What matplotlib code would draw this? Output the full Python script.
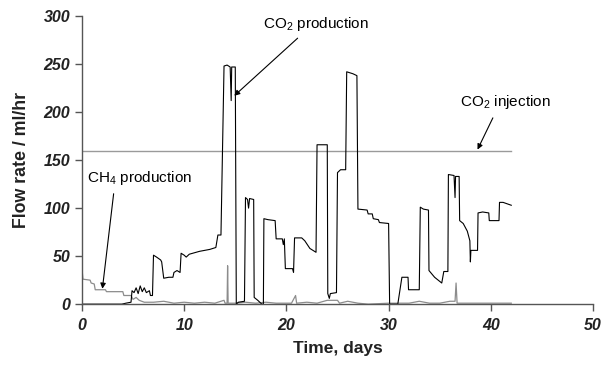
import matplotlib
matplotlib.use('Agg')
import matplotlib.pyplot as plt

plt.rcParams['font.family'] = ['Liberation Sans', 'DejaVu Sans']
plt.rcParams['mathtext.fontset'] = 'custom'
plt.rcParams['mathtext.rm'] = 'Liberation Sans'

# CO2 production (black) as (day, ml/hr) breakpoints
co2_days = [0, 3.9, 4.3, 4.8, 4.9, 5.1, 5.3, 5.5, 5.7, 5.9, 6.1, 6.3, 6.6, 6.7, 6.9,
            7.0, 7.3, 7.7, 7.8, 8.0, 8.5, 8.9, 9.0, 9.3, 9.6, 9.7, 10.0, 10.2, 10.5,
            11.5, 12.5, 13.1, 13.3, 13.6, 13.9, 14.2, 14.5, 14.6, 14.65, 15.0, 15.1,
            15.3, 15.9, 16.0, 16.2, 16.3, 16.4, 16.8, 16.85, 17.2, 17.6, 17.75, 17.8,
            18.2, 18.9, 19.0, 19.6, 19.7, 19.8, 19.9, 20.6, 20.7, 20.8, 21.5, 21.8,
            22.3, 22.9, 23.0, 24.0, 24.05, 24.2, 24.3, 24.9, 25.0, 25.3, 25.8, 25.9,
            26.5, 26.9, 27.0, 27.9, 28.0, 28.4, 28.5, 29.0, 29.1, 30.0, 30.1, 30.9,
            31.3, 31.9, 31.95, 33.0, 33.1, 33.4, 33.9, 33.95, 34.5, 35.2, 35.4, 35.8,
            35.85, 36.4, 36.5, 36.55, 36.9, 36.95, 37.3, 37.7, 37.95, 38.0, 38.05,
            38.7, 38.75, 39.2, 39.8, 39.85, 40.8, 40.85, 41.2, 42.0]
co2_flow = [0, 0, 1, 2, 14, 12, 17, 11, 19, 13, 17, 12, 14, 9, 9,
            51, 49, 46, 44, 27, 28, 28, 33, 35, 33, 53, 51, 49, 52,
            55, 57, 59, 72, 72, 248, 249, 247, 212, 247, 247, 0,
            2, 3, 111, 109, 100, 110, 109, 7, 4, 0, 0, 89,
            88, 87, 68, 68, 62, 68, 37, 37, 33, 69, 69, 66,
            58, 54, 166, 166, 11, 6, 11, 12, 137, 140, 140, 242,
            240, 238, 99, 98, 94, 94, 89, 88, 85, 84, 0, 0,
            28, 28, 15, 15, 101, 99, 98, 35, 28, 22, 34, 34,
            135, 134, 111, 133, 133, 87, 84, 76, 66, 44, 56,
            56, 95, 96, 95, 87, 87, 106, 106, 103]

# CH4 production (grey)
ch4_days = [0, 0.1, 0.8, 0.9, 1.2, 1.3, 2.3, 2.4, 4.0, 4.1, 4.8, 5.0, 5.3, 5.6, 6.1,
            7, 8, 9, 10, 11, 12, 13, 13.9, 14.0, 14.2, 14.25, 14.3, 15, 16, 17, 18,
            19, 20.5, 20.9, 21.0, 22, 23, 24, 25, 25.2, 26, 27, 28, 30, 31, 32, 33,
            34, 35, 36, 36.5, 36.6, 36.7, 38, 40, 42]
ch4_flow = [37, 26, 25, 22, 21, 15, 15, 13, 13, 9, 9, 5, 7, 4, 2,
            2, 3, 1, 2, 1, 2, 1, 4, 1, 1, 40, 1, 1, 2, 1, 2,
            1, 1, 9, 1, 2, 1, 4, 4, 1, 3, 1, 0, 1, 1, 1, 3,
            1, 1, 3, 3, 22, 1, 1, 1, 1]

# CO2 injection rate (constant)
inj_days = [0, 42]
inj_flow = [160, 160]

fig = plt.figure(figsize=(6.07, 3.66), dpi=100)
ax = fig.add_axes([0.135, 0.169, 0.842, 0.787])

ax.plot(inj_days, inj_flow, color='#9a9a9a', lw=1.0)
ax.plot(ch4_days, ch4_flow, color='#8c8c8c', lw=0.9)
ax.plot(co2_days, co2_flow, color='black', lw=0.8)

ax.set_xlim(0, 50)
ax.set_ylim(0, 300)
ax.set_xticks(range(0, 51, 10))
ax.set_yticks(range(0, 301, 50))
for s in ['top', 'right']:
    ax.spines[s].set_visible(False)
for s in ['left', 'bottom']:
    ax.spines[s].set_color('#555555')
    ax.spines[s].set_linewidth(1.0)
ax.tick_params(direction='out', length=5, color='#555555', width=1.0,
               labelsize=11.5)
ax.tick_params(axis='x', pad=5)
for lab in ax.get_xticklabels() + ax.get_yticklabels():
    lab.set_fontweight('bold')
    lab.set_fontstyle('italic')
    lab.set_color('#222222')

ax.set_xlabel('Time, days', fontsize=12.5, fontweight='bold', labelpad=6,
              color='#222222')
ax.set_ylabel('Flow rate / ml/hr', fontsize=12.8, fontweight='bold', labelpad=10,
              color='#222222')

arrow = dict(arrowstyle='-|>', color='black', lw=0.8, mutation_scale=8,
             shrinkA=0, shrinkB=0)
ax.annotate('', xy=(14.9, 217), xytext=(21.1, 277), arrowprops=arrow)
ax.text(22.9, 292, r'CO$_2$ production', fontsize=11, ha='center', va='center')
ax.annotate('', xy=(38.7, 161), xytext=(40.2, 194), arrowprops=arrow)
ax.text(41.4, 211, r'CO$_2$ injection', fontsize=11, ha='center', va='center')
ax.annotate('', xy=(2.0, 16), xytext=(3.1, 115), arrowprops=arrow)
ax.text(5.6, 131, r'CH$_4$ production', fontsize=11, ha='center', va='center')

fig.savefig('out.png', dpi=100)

##############################

**EXERCISE AIM**
Copy each line that contains the word "matplotlib".

**RESULT FOR THIS EXERCISE**
What matplotlib code would draw this? Output the full Python script.
import matplotlib
matplotlib.use('Agg')
import matplotlib.pyplot as plt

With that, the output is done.